BEGIN

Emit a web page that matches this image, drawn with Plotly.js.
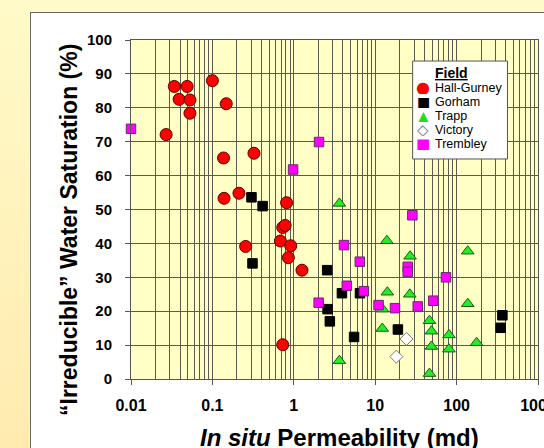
<!DOCTYPE html>
<html>
<head>
<meta charset="utf-8">
<script src="https://cdn.plot.ly/plotly-3.0.1.min.js"></script>
<style>
  html, body { margin: 0; padding: 0; width: 544px; height: 448px; overflow: hidden; }
  body { background: linear-gradient(180deg, #FFFAC8 0%, #FFF3BC 50%, #FFEBB0 100%); position: relative; }
  #panel { position: absolute; left: 30px; top: 12px; width: 620px; height: 520px; background: #FFFFFF; border: 1.5px solid #6a6a6a; box-sizing: border-box; }
  #chart { position: absolute; left: 0; top: 0; width: 544px; height: 448px; }
</style>
</head>
<body>
<div id="panel"></div>
<div id="chart"></div>
<script>
// Field data: in situ permeability (md) and "irreducible" water saturation (%)
const hallGurneyK  = [0.034, 0.049, 0.039, 0.053, 0.053, 0.100, 0.148, 0.027, 0.137, 0.324, 0.139, 0.212, 0.815, 0.731, 0.783, 0.684, 0.917, 0.857, 0.256, 1.26, 0.731];
const hallGurneySw = [86.3, 86.3, 82.5, 82.3, 78.4, 88.0, 81.2, 72.1, 65.2, 66.6, 53.3, 54.8, 52.0, 44.7, 45.3, 40.7, 39.3, 35.8, 39.1, 32.1, 10.1];

const gorhamK  = [0.302, 0.414, 0.311, 2.57, 2.6, 2.77, 3.9, 6.5, 5.5, 19, 365, 348];
const gorhamSw = [53.6, 51.0, 34.1, 32.1, 20.6, 17.0, 25.3, 25.3, 12.4, 14.6, 18.8, 15.1];

const trappK  = [3.63, 13.9, 26.8, 137, 14.1, 26.6, 137, 12.3, 12.2, 46.4, 49.1, 80.5, 176, 49.1, 80.5, 3.63, 46.4];
const trappSw = [51.8, 40.8, 36.2, 37.7, 25.6, 25.0, 22.2, 20.6, 14.9, 17.2, 14.1, 13.0, 10.7, 9.6, 8.8, 5.4, 1.6];

const victoryK  = [24.2, 18.2];
const victorySw = [11.8, 6.6];

const trembleyK  = [0.01, 2.04, 0.98, 28.6, 4.14, 6.47, 25.1, 25.1, 74, 4.48, 7.25, 2.02, 11.0, 17.5, 33.3, 51.6];
const trembleySw = [73.8, 69.9, 61.8, 48.3, 39.5, 34.6, 33.1, 31.6, 30.0, 27.5, 25.9, 22.5, 21.8, 20.9, 21.4, 23.1];

const fieldNames = ['Hall-Gurney', 'Gorham', 'Trapp', 'Victory', 'Trembley'];
const legendGlyphs = ['●', '■', '▲', '◇', '■'];

const xTickVals = [0.01, 0.1, 1, 10, 100, 1000];
const xTickText = ['0.01', '0.1', '1', '10', '100', '1000'];

const FONT = 'Arial, "Liberation Sans", sans-serif';
const GRID = '#5a5a50';

const markers = [
  { symbol: 'circle', size: 12, color: '#FF0000', line: { color: '#5a0000', width: 1 } },
  { symbol: 'square', size: 9.5, color: '#000000', line: { color: '#000000', width: 1 } },
  { symbol: 'triangle-up', size: 11, color: '#22EE22', line: { color: '#1a5a1a', width: 1 } },
  { symbol: 'diamond', size: 10, color: '#FFFFFF', line: { color: '#777777', width: 1 } },
  { symbol: 'square', size: 9.5, color: '#FF00FF', line: { color: '#6a2a6a', width: 1 } }
];
const glyphColors = ['#FF0000', '#000000', '#22DD22', '#777777', '#FF00FF'];
const glyphSizes = [16, 14, 14, 15, 15];

const xs = [hallGurneyK, gorhamK, trappK, victoryK, trembleyK];
const ys = [hallGurneySw, gorhamSw, trappSw, victorySw, trembleySw];

const data = fieldNames.map((n, i) => ({
  type: 'scatter', mode: 'markers', name: n, x: xs[i], y: ys[i],
  marker: markers[i], cliponaxis: false, showlegend: false
}));

// Legend box built from annotations (layout positions in paper units)
const legX0 = 0.692, legX1 = 0.925, legY0 = 0.649, legY1 = 0.938;
const entryTop = 0.859, entryStep = 0.0412;
const annotations = [
  { xref: 'paper', yref: 'paper', x: 0.743, y: 0.9035, xanchor: 'left', yanchor: 'middle', showarrow: false,
    text: '<b><u>Field</u></b>', font: { family: FONT, size: 14, color: '#000' } },
  { xref: 'paper', yref: 'paper', x: -0.152, y: 0.44, xanchor: 'center', yanchor: 'middle', showarrow: false, textangle: -90,
    text: '“Irreducible” Water Saturation (%)', font: { family: FONT, size: 23, weight: 'bold', color: '#000' } },
  { xref: 'paper', yref: 'paper', x: 0.5135, y: -0.172, xanchor: 'center', yanchor: 'middle', showarrow: false,
    text: '<i>In situ</i> Permeability (md)', font: { family: FONT, size: 24, weight: 'bold', color: '#000' } }
];
fieldNames.forEach((n, i) => {
  const yy = entryTop - i * entryStep;
  annotations.push({ xref: 'paper', yref: 'paper', x: 0.718, y: yy, xanchor: 'center', yanchor: 'middle', showarrow: false,
    height: 13, text: legendGlyphs[i], font: { family: '"DejaVu Sans", sans-serif', size: glyphSizes[i], color: glyphColors[i] } });
  annotations.push({ xref: 'paper', yref: 'paper', x: 0.743, y: yy, xanchor: 'left', yanchor: 'middle', showarrow: false,
    text: n, font: { family: FONT, size: 12.5, color: '#000' } });
});

const layout = {
  width: 544, height: 448,
  margin: { l: 131, r: 6, t: 40, b: 69, pad: 0 },
  paper_bgcolor: 'rgba(0,0,0,0)',
  plot_bgcolor: '#FFFFC6',
  font: { family: FONT, color: '#000000' },
  showlegend: false,
  xaxis: {
    type: 'log', range: [-2, 3],
    tickvals: xTickVals, ticktext: xTickText,
    tickfont: { family: FONT, size: 16, weight: 'bold', color: '#000' },
    ticks: 'outside', ticklen: 5, tickcolor: '#555', ticklabelstandoff: 7,
    ticklabeloverflow: 'allow',
    showgrid: true, gridcolor: GRID, gridwidth: 1,
    minor: { dtick: 'D1', showgrid: true, gridcolor: GRID, gridwidth: 1, ticks: '' },
    showline: true, linecolor: '#555', linewidth: 1, mirror: true,
    zeroline: false, automargin: false
  },
  yaxis: {
    range: [0, 100], dtick: 10,
    tickfont: { family: FONT, size: 15, weight: 'bold', color: '#000' },
    ticks: 'outside', ticklen: 5, tickcolor: '#555', ticklabelstandoff: 10,
    showgrid: true, gridcolor: GRID, gridwidth: 1,
    showline: true, linecolor: '#555', linewidth: 1, mirror: true,
    zeroline: false, automargin: false
  },
  shapes: [
    { type: 'rect', xref: 'paper', yref: 'paper', x0: legX0, x1: legX1, y0: legY0, y1: legY1,
      fillcolor: '#FFFFFF', line: { color: '#555', width: 1 }, layer: 'above' }
  ],
  annotations: annotations
};

Plotly.newPlot('chart', data, layout, { displayModeBar: false, staticPlot: true });
</script>
</body>
</html>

END

WHAT THE TASK REQUIRES ▸ Without the pictures, output the full listing exactly as it stands.

FINAL ANSWER ▸
Emit a web page that matches this image, drawn with Plotly.js.
<!DOCTYPE html>
<html>
<head>
<meta charset="utf-8">
<script src="https://cdn.plot.ly/plotly-3.0.1.min.js"></script>
<style>
  html, body { margin: 0; padding: 0; width: 544px; height: 448px; overflow: hidden; }
  body { background: linear-gradient(180deg, #FFFAC8 0%, #FFF3BC 50%, #FFEBB0 100%); position: relative; }
  #panel { position: absolute; left: 30px; top: 12px; width: 620px; height: 520px; background: #FFFFFF; border: 1.5px solid #6a6a6a; box-sizing: border-box; }
  #chart { position: absolute; left: 0; top: 0; width: 544px; height: 448px; }
</style>
</head>
<body>
<div id="panel"></div>
<div id="chart"></div>
<script>
// Field data: in situ permeability (md) and "irreducible" water saturation (%)
const hallGurneyK  = [0.034, 0.049, 0.039, 0.053, 0.053, 0.100, 0.148, 0.027, 0.137, 0.324, 0.139, 0.212, 0.815, 0.731, 0.783, 0.684, 0.917, 0.857, 0.256, 1.26, 0.731];
const hallGurneySw = [86.3, 86.3, 82.5, 82.3, 78.4, 88.0, 81.2, 72.1, 65.2, 66.6, 53.3, 54.8, 52.0, 44.7, 45.3, 40.7, 39.3, 35.8, 39.1, 32.1, 10.1];

const gorhamK  = [0.302, 0.414, 0.311, 2.57, 2.6, 2.77, 3.9, 6.5, 5.5, 19, 365, 348];
const gorhamSw = [53.6, 51.0, 34.1, 32.1, 20.6, 17.0, 25.3, 25.3, 12.4, 14.6, 18.8, 15.1];

const trappK  = [3.63, 13.9, 26.8, 137, 14.1, 26.6, 137, 12.3, 12.2, 46.4, 49.1, 80.5, 176, 49.1, 80.5, 3.63, 46.4];
const trappSw = [51.8, 40.8, 36.2, 37.7, 25.6, 25.0, 22.2, 20.6, 14.9, 17.2, 14.1, 13.0, 10.7, 9.6, 8.8, 5.4, 1.6];

const victoryK  = [24.2, 18.2];
const victorySw = [11.8, 6.6];

const trembleyK  = [0.01, 2.04, 0.98, 28.6, 4.14, 6.47, 25.1, 25.1, 74, 4.48, 7.25, 2.02, 11.0, 17.5, 33.3, 51.6];
const trembleySw = [73.8, 69.9, 61.8, 48.3, 39.5, 34.6, 33.1, 31.6, 30.0, 27.5, 25.9, 22.5, 21.8, 20.9, 21.4, 23.1];

const fieldNames = ['Hall-Gurney', 'Gorham', 'Trapp', 'Victory', 'Trembley'];
const legendGlyphs = ['●', '■', '▲', '◇', '■'];

const xTickVals = [0.01, 0.1, 1, 10, 100, 1000];
const xTickText = ['0.01', '0.1', '1', '10', '100', '1000'];

const FONT = 'Arial, "Liberation Sans", sans-serif';
const GRID = '#5a5a50';

const markers = [
  { symbol: 'circle', size: 12, color: '#FF0000', line: { color: '#5a0000', width: 1 } },
  { symbol: 'square', size: 9.5, color: '#000000', line: { color: '#000000', width: 1 } },
  { symbol: 'triangle-up', size: 11, color: '#22EE22', line: { color: '#1a5a1a', width: 1 } },
  { symbol: 'diamond', size: 10, color: '#FFFFFF', line: { color: '#777777', width: 1 } },
  { symbol: 'square', size: 9.5, color: '#FF00FF', line: { color: '#6a2a6a', width: 1 } }
];
const glyphColors = ['#FF0000', '#000000', '#22DD22', '#777777', '#FF00FF'];
const glyphSizes = [16, 14, 14, 15, 15];

const xs = [hallGurneyK, gorhamK, trappK, victoryK, trembleyK];
const ys = [hallGurneySw, gorhamSw, trappSw, victorySw, trembleySw];

const data = fieldNames.map((n, i) => ({
  type: 'scatter', mode: 'markers', name: n, x: xs[i], y: ys[i],
  marker: markers[i], cliponaxis: false, showlegend: false
}));

// Legend box built from annotations (layout positions in paper units)
const legX0 = 0.692, legX1 = 0.925, legY0 = 0.649, legY1 = 0.938;
const entryTop = 0.859, entryStep = 0.0412;
const annotations = [
  { xref: 'paper', yref: 'paper', x: 0.743, y: 0.9035, xanchor: 'left', yanchor: 'middle', showarrow: false,
    text: '<b><u>Field</u></b>', font: { family: FONT, size: 14, color: '#000' } },
  { xref: 'paper', yref: 'paper', x: -0.152, y: 0.44, xanchor: 'center', yanchor: 'middle', showarrow: false, textangle: -90,
    text: '“Irreducible” Water Saturation (%)', font: { family: FONT, size: 23, weight: 'bold', color: '#000' } },
  { xref: 'paper', yref: 'paper', x: 0.5135, y: -0.172, xanchor: 'center', yanchor: 'middle', showarrow: false,
    text: '<i>In situ</i> Permeability (md)', font: { family: FONT, size: 24, weight: 'bold', color: '#000' } }
];
fieldNames.forEach((n, i) => {
  const yy = entryTop - i * entryStep;
  annotations.push({ xref: 'paper', yref: 'paper', x: 0.718, y: yy, xanchor: 'center', yanchor: 'middle', showarrow: false,
    height: 13, text: legendGlyphs[i], font: { family: '"DejaVu Sans", sans-serif', size: glyphSizes[i], color: glyphColors[i] } });
  annotations.push({ xref: 'paper', yref: 'paper', x: 0.743, y: yy, xanchor: 'left', yanchor: 'middle', showarrow: false,
    text: n, font: { family: FONT, size: 12.5, color: '#000' } });
});

const layout = {
  width: 544, height: 448,
  margin: { l: 131, r: 6, t: 40, b: 69, pad: 0 },
  paper_bgcolor: 'rgba(0,0,0,0)',
  plot_bgcolor: '#FFFFC6',
  font: { family: FONT, color: '#000000' },
  showlegend: false,
  xaxis: {
    type: 'log', range: [-2, 3],
    tickvals: xTickVals, ticktext: xTickText,
    tickfont: { family: FONT, size: 16, weight: 'bold', color: '#000' },
    ticks: 'outside', ticklen: 5, tickcolor: '#555', ticklabelstandoff: 7,
    ticklabeloverflow: 'allow',
    showgrid: true, gridcolor: GRID, gridwidth: 1,
    minor: { dtick: 'D1', showgrid: true, gridcolor: GRID, gridwidth: 1, ticks: '' },
    showline: true, linecolor: '#555', linewidth: 1, mirror: true,
    zeroline: false, automargin: false
  },
  yaxis: {
    range: [0, 100], dtick: 10,
    tickfont: { family: FONT, size: 15, weight: 'bold', color: '#000' },
    ticks: 'outside', ticklen: 5, tickcolor: '#555', ticklabelstandoff: 10,
    showgrid: true, gridcolor: GRID, gridwidth: 1,
    showline: true, linecolor: '#555', linewidth: 1, mirror: true,
    zeroline: false, automargin: false
  },
  shapes: [
    { type: 'rect', xref: 'paper', yref: 'paper', x0: legX0, x1: legX1, y0: legY0, y1: legY1,
      fillcolor: '#FFFFFF', line: { color: '#555', width: 1 }, layer: 'above' }
  ],
  annotations: annotations
};

Plotly.newPlot('chart', data, layout, { displayModeBar: false, staticPlot: true });
</script>
</body>
</html>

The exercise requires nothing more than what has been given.